Published 09/07/2015, 02:17 pm
© Reuters.  Dalian iron ore rebounds but traders cautious on soft steel demand

* Dalian futures rose as much as 6.8 pct after record low

* Spot iron ore may recover from Wednesday's 11-pct plunge

By Manolo Serapio Jr

MANILA, July 9 (Reuters) - Iron ore futures in China bounced back on Thursday after an early-week rout that pulled prices to a record low, lifting bids for physical deals although traders remained wary because of soft steel demand.

The higher bids could spark a recovery in benchmark spot iron ore later in the day after it tumbled more than 11 percent on Wednesday to its lowest in a decade below $45 a tonne.

Iron ore for September delivery on the Dalian Commodity Exchange DCIOcv1 was up 4.5 percent at 368.50 yuan ($59) a tonne by the midday break, after dropping to 333 yuan in overnight trading, its lowest since its October 2013 launch.

"It's not realistic to short (Dalian iron ore futures) too much because demand is still there. Steelmakers will continue operations and they will continue to buy the raw material," said Wang Li, consultant at CRU Group in Beijing.

The recovery in futures followed a rebound in battered Chinese stocks after the securities regulator ordered shareholders with stakes of more than 5 percent from selling shares for the next six months. ID:nL3N0ZO5WX

Bids in the physical iron ore market also rose. A 90,000-tonne cargo of 62-percent grade Australian iron ore fines was sold at $47.25 per tonne on the globalORE platform, up from $43 on Wednesday.
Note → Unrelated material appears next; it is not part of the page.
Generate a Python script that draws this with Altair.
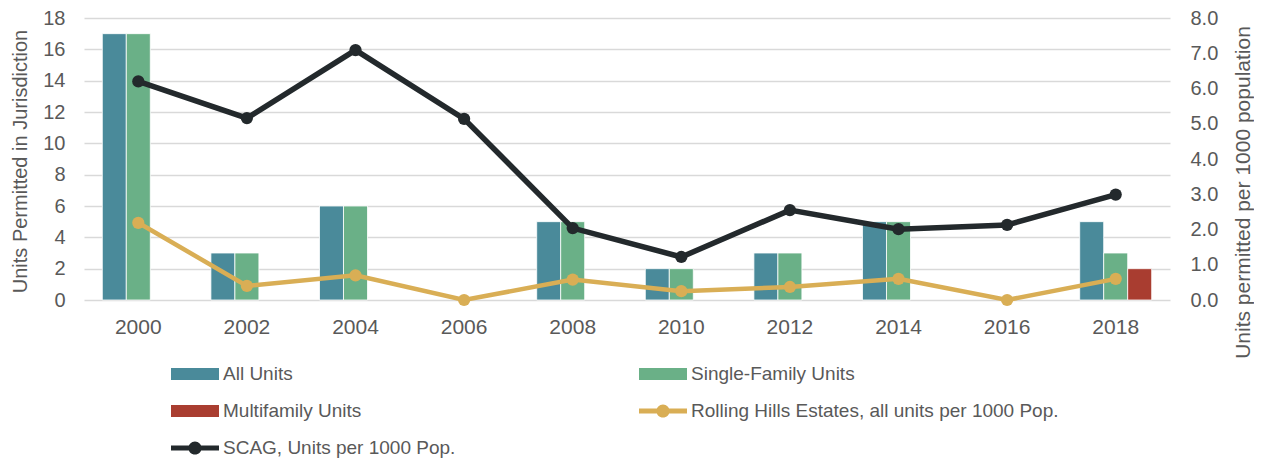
import altair as alt
import pandas as pd

years = ["2000", "2002", "2004", "2006", "2008", "2010", "2012", "2014", "2016", "2018"]
all_units = [17, 3, 6, 0, 5, 2, 3, 5, 0, 5]
single_family = [17, 3, 6, 0, 5, 2, 3, 5, 0, 3]
multifamily = [0, 0, 0, 0, 0, 0, 0, 0, 0, 2]
rhe_per_1000 = [2.19, 0.40, 0.70, 0.0, 0.58, 0.25, 0.37, 0.60, 0.0, 0.60]
scag_per_1000 = [6.20, 5.16, 7.09, 5.14, 2.04, 1.22, 2.55, 2.01, 2.13, 2.99]

bar_series = ["All Units", "Single-Family Units", "Multifamily Units"]
line_series = ["Rolling Hills Estates, all units per 1000 Pop.", "SCAG, Units per 1000 Pop."]
all_series = bar_series + line_series
colors = ["#4A8A9A", "#6AB087", "#A93D30", "#D9AE55", "#23292C"]

rect_sym = "M-1,-0.5H3V0.5H-1Z"
line_sym = "M-1,-0.21H3V0.21H-1Z M0.45,0A0.55,0.55 0 1,1 1.55,0A0.55,0.55 0 1,1 0.45,0Z"
shapes = [rect_sym, rect_sym, rect_sym, line_sym, line_sym]

rows = []
for i, yr in enumerate(years):
    for s, vals in zip(all_series, [all_units, single_family, multifamily, rhe_per_1000, scag_per_1000]):
        rows.append({"year": yr, "series": s, "value": vals[i]})
df = pd.DataFrame(rows)

FONT = "Liberation Sans"
TXT = "#595959"

color_scale = alt.Scale(domain=all_series, range=colors)

x_enc = alt.X(
    "year:N",
    scale=alt.Scale(domain=years, paddingInner=0.337, paddingOuter=0.1685),
    axis=alt.Axis(title=None, labelAngle=0, domain=False, ticks=False, labelPadding=16,
                  labelFontSize=21, labelColor=TXT, grid=False),
)

bars = alt.Chart(df).transform_filter(
    alt.FieldOneOfPredicate(field="series", oneOf=bar_series)
).transform_filter("datum.value > 0").mark_bar(stroke="#ffffff", strokeWidth=0.8).encode(
    x=x_enc,
    xOffset=alt.XOffset("series:N", scale=alt.Scale(domain=bar_series, paddingInner=0, paddingOuter=0)),
    y=alt.Y("value:Q", scale=alt.Scale(domain=[0, 18]),
            axis=alt.Axis(orient="left", values=list(range(0, 19, 2)), title="Units Permitted in Jurisdiction",
                          grid=True, gridColor="#D9D9D9", gridWidth=1.5, domain=False, ticks=False,
                          labelPadding=19, labelFontSize=20, labelColor=TXT,
                          titleFontSize=20, titleFontWeight="normal", titleColor=TXT,
                          titleX=-64, titleY=143, titleAngle=270, titleAlign="center",
                          titleBaseline="middle")),
    color=alt.Color("series:N", scale=color_scale),
)

y_right = alt.Y("value:Q", scale=alt.Scale(domain=[0, 8]),
                axis=alt.Axis(orient="right", values=[0, 1, 2, 3, 4, 5, 6, 7, 8], format=".1f",
                              title="Units permitted per 1000 population", grid=False, domain=False,
                              ticks=False, labelPadding=20, labelFontSize=20, labelColor=TXT,
                              titleFontSize=21, titleFontWeight="normal", titleColor=TXT,
                              titleX=73, titleY=174, titleAngle=270, titleAlign="center",
                              titleBaseline="middle"))

line_base = alt.Chart(df).transform_filter(alt.FieldOneOfPredicate(field="series", oneOf=line_series))

lines = line_base.mark_line().encode(
    x=x_enc,
    y=y_right,
    color=alt.Color("series:N", scale=color_scale),
    strokeWidth=alt.StrokeWidth("series:N", scale=alt.Scale(domain=line_series, range=[4.5, 5.5]), legend=None),
)
points = line_base.mark_point(filled=True, size=150, opacity=1).encode(
    x=x_enc,
    y=y_right,
    color=alt.Color("series:N", scale=color_scale),
)

leg = alt.Legend(title=None, orient="none", legendX=87, legendY=344, columns=2, columnPadding=183,
                 rowPadding=15, symbolSize=576, symbolStrokeWidth=0, labelFontSize=19, labelColor=TXT,
                 labelFont=FONT, labelOffset=28, padding=0, gridAlign="each", labelLimit=0,
                 direction="horizontal")

legend_layer = alt.Chart(df).transform_filter("datum.value < 0").mark_point(filled=True, opacity=1).encode(
    color=alt.Color("series:N", scale=color_scale, legend=leg),
    shape=alt.Shape("series:N", scale=alt.Scale(domain=all_series, range=shapes), legend=leg),
)

chart = alt.layer(
    alt.layer(bars),
    alt.layer(lines, points),
    legend_layer,
).resolve_scale(y="independent").properties(
    width=1086, height=282,
    autosize=alt.AutoSizeParams(type="none"),
    padding={"left": 76, "top": 10, "right": 84, "bottom": 162},
).configure(font=FONT).configure_view(stroke=None)

chart.save("out.html", embed_options={"renderer": "svg", "actions": False})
Another 90,000-tonne cargo of the same grade was sold at $46.75 a tonne.

Iron ore for immediate delivery to China's Tianjin port .IO62-CNI=SI plummeted 11.3 percent to $44.10 a tonne on Wednesday, according to The Steel Index (TSI).

It was the lowest on record since TSI began compiling the data in late 2008. Based on annual pricing that preceded the current spot-based system, it was the lowest since 2005, according to data compiled by Goldman Sachs.

Some traders remained cautious on iron ore prices given the recent volatility and with Chinese steel demand likely to remain weak until next month.

Citing loss-making steelmakers, CRU's Li said iron ore demand in China may be outweighed by the inflow of additional supply in July and August that could increase inventories again at Chinese ports.

"But such a situation doesn't support a price drop of $15," said Li, referring to the fall in iron ore prices over the past week.

Iron ore rallied as much as 40 percent from a low of $46.70 a tonne reached in April, but has now fallen by a third from its peak above $65 a tonne last month.